**Task to carry out:** Return the lines below exactly, from the first line to the line that contains "import plotly.graph_objects as go". Leave out pictures.

**Provided data:**
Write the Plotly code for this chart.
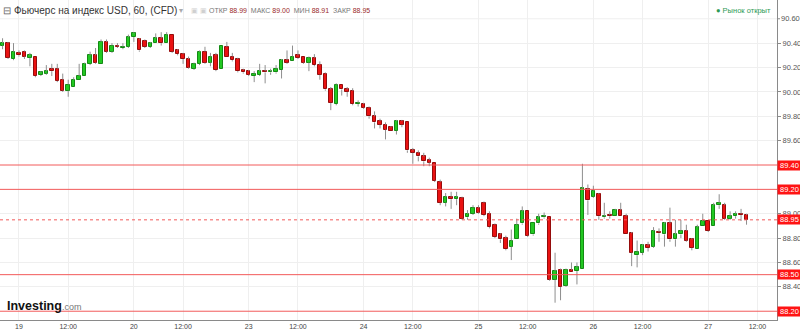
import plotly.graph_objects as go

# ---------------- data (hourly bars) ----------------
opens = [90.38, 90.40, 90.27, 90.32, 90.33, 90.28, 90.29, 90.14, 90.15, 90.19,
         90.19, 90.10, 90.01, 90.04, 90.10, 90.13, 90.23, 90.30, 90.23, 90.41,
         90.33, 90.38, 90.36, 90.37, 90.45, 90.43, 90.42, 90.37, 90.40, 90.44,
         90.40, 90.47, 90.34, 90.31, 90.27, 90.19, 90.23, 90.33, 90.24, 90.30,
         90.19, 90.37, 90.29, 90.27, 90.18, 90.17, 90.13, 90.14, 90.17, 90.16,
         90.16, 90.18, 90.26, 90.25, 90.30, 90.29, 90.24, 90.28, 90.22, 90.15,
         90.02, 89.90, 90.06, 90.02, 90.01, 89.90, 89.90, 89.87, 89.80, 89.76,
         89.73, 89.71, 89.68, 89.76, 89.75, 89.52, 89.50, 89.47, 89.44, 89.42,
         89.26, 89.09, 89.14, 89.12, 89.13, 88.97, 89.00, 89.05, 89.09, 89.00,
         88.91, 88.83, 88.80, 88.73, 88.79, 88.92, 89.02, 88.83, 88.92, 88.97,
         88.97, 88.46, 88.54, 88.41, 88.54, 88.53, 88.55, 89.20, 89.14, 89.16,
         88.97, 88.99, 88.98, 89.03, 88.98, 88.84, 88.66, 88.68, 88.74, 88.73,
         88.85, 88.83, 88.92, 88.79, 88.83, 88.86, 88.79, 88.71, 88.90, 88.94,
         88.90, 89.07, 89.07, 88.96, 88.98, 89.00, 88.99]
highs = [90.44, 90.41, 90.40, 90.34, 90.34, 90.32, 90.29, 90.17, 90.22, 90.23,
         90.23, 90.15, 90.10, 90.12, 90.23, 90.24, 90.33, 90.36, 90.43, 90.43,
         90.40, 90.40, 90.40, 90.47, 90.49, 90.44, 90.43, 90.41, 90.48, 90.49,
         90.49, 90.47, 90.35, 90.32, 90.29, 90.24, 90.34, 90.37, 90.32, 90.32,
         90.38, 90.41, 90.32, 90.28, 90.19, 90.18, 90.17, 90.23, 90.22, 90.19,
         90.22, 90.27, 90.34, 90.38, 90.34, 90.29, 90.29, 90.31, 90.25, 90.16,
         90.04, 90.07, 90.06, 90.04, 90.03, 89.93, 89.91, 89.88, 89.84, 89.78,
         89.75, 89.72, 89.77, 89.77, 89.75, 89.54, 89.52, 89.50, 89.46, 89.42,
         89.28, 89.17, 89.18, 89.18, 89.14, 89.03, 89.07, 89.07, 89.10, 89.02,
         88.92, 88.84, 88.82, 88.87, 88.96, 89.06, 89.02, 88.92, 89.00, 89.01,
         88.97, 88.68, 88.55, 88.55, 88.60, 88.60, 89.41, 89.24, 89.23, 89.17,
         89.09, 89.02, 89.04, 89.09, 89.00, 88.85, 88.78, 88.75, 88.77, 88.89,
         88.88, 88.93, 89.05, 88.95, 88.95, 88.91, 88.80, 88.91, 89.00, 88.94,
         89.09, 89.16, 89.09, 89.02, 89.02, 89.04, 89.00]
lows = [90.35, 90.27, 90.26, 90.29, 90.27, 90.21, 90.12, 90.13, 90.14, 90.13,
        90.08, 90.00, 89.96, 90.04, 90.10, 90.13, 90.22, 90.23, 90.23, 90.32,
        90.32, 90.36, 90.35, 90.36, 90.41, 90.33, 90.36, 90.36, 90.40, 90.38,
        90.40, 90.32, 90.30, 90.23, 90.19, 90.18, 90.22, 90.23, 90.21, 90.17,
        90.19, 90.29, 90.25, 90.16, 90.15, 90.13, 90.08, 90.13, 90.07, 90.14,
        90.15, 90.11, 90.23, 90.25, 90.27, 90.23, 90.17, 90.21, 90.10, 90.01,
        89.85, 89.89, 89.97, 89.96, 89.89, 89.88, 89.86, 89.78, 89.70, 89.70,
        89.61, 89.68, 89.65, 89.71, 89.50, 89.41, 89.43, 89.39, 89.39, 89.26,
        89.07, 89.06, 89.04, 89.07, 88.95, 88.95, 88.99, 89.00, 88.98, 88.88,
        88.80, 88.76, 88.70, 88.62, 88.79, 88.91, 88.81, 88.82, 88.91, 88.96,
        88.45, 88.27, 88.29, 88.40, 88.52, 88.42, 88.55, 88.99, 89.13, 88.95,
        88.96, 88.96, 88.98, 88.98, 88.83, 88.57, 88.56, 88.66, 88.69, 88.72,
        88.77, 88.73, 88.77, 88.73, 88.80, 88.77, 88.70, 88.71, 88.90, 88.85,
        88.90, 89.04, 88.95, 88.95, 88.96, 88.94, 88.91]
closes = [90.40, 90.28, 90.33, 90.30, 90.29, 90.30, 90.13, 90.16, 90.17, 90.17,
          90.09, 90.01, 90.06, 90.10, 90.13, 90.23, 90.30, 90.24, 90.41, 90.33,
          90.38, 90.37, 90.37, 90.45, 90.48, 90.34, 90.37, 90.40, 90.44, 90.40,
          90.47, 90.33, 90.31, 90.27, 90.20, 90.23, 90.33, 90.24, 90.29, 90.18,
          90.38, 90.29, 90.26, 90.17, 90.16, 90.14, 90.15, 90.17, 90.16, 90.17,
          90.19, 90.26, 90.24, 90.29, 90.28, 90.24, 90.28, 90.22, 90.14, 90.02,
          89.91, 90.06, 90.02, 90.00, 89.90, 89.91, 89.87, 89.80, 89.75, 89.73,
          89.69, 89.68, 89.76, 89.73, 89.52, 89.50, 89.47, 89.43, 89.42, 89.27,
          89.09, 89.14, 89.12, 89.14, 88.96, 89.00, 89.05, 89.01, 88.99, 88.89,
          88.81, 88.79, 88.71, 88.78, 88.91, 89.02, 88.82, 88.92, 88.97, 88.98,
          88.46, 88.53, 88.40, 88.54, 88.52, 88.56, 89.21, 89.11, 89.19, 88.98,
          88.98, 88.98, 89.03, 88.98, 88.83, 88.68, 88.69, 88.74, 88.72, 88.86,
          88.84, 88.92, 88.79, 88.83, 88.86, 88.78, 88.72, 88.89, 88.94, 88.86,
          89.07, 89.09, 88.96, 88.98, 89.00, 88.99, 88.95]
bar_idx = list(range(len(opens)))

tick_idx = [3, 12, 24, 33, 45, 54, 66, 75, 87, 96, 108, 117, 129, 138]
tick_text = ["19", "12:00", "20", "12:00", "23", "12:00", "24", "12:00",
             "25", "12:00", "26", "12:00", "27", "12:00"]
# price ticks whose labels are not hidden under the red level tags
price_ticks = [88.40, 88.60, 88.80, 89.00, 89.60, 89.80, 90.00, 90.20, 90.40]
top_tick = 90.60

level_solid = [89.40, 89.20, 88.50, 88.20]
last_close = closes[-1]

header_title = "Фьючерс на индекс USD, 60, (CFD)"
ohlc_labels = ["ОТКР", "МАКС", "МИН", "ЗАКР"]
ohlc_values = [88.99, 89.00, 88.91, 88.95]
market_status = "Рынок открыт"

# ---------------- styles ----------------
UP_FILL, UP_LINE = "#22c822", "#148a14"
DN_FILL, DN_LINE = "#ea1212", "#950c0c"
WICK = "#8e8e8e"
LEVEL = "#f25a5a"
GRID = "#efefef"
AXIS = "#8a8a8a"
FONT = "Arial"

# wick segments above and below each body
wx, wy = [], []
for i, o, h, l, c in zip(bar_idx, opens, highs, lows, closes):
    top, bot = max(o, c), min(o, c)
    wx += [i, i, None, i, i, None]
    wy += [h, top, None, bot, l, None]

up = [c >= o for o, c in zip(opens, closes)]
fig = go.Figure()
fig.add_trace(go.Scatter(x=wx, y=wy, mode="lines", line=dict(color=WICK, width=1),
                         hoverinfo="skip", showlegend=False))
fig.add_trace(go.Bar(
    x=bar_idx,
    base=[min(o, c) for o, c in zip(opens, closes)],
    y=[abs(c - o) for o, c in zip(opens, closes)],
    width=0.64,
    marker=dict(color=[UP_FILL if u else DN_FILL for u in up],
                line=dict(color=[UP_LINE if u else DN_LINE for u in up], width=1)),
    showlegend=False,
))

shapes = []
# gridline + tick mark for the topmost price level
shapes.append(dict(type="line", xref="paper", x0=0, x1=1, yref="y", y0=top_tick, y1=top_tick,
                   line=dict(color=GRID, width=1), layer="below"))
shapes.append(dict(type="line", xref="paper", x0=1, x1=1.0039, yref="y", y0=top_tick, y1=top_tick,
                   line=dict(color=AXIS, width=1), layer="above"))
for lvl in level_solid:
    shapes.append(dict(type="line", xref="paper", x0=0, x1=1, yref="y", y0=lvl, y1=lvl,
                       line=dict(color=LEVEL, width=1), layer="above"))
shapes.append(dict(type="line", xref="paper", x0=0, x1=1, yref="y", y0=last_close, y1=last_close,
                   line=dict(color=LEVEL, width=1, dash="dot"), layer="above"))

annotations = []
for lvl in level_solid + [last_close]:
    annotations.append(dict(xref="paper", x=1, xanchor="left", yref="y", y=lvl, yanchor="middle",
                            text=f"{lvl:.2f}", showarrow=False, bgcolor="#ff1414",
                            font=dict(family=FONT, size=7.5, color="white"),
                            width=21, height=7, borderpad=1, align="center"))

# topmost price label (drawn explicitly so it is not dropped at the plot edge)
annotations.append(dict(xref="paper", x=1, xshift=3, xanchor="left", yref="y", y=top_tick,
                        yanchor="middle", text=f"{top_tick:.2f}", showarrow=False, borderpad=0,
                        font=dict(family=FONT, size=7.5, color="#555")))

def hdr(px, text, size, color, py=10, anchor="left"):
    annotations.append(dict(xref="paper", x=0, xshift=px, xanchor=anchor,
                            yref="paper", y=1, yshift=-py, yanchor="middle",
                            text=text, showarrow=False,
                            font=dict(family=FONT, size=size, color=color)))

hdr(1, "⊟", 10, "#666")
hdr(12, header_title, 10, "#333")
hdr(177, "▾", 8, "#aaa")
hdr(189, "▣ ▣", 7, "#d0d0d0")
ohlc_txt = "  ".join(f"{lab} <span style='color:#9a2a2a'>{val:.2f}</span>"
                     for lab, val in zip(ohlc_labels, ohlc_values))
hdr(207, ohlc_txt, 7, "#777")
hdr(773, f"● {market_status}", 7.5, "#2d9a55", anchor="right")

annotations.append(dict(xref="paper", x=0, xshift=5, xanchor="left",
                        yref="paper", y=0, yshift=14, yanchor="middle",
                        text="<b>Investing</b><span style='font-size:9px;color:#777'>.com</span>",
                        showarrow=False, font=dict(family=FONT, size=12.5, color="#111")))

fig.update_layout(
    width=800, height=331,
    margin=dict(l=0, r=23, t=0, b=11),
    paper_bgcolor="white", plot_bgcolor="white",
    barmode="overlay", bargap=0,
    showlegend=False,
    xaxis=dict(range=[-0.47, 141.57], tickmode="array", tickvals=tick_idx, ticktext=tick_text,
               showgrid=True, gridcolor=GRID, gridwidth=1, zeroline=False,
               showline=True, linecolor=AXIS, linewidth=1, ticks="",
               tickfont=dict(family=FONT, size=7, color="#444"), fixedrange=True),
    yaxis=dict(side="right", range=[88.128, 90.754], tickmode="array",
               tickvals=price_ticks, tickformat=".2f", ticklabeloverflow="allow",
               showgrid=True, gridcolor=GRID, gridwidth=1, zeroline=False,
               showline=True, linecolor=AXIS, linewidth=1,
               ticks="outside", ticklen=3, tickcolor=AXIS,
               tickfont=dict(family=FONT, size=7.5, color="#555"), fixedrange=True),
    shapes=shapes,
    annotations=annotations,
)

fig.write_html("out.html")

**Answer below:**
Write the Plotly code for this chart.
import plotly.graph_objects as go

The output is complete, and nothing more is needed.